At some point of departmental size or maturity, general counsel often have a stake in several kinds of legal software. They and their managers confront whether to license “point solutions” that provide specific capabilities or to license fewer solutions that combine capabilities. Some departments favor a single vendor whose offerings cover the waterfront, an all-in-one path; others want to mix and match from however many vendors are needed, a best-in-breed path.
In the e-discovery space, the strategic fork often crops up. Do you license different software to manage the collection, processing and review of documents or do you use one package that handles them all? Similarly, with matter management do you use a database from one vendor, an e-billing function from another, a dashboard from a third, and license a third-party report writer?
KMWorld, Feb. 2012, at S4-5, covers the basic pros and cons of these software strategies.

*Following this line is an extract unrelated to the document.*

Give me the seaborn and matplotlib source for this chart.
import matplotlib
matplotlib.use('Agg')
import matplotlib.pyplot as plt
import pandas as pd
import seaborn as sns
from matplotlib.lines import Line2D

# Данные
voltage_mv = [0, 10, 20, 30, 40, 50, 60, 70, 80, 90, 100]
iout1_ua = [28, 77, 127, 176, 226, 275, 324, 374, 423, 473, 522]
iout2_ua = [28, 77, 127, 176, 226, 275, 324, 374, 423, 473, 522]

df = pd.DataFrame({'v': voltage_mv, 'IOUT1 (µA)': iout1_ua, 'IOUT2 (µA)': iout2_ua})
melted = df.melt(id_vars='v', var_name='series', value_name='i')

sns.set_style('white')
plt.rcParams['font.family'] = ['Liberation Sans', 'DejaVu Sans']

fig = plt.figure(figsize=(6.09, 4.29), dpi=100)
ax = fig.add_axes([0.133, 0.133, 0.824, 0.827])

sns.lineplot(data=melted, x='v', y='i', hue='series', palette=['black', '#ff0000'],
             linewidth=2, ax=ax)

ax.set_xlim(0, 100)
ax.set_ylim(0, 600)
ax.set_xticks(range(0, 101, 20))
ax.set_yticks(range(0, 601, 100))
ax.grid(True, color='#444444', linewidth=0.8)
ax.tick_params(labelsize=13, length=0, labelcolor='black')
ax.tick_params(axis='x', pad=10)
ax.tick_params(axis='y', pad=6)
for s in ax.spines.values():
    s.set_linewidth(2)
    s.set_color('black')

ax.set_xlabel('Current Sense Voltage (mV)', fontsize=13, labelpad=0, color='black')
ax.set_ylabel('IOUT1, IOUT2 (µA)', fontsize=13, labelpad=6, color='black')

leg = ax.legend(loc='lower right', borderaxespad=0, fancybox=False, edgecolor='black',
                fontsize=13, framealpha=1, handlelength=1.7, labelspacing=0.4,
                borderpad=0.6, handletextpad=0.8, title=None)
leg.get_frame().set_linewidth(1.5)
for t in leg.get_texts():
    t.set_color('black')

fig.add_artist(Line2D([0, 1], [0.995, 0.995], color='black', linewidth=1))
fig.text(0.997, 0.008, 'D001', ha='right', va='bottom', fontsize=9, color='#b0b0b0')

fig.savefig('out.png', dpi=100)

All-in-one has deployment and training benefits as well as simpler vendor management. Best-in-breed provides more speed and agility to innovate, it can allow a law department to align capabilities better with needs, and it can give cost flexibility.

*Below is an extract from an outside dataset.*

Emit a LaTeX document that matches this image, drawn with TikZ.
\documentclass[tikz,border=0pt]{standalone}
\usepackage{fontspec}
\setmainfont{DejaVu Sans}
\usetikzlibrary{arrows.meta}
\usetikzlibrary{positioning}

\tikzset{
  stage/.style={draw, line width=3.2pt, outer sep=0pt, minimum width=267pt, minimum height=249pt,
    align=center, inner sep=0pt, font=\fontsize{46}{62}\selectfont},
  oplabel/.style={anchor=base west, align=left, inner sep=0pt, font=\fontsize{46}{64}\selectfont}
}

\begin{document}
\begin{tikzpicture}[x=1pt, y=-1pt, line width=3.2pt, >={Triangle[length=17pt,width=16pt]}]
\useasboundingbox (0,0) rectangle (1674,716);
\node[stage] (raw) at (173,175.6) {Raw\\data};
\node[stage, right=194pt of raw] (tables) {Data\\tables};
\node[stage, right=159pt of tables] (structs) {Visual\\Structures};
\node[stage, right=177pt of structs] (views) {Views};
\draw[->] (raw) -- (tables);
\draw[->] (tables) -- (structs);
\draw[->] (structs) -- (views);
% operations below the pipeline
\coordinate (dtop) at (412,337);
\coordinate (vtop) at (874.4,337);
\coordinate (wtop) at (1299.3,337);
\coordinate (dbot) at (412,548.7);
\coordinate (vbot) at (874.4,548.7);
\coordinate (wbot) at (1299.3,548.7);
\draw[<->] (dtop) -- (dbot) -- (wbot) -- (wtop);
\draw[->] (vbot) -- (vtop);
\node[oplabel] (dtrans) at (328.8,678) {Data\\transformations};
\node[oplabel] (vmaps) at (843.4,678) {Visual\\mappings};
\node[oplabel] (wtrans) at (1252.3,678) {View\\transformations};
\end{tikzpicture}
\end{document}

Following the strategy to pick the right tool for the need, brings up a third consideration: a platform. As the article explains, a law department can center the various applications around a hub application – a platform. With API (application program interfaces), developers can tether their additional functions to the mother hub of matter management software: e-mail linkages, document management, research tools, benchmark data come to mind as candidates. At least two of the matter management system vendors have explicitly marketed their software as a platform, where point solutions can co-exist with it and extend it and the hub serves as the integrative core (See my post of Feb. 15, 2011: possibility of SharePoint as platform; Aug. 24, 2011 #3: Datacert and Passport; and Oct. 24, 2011: Serengeti’s Tracker.).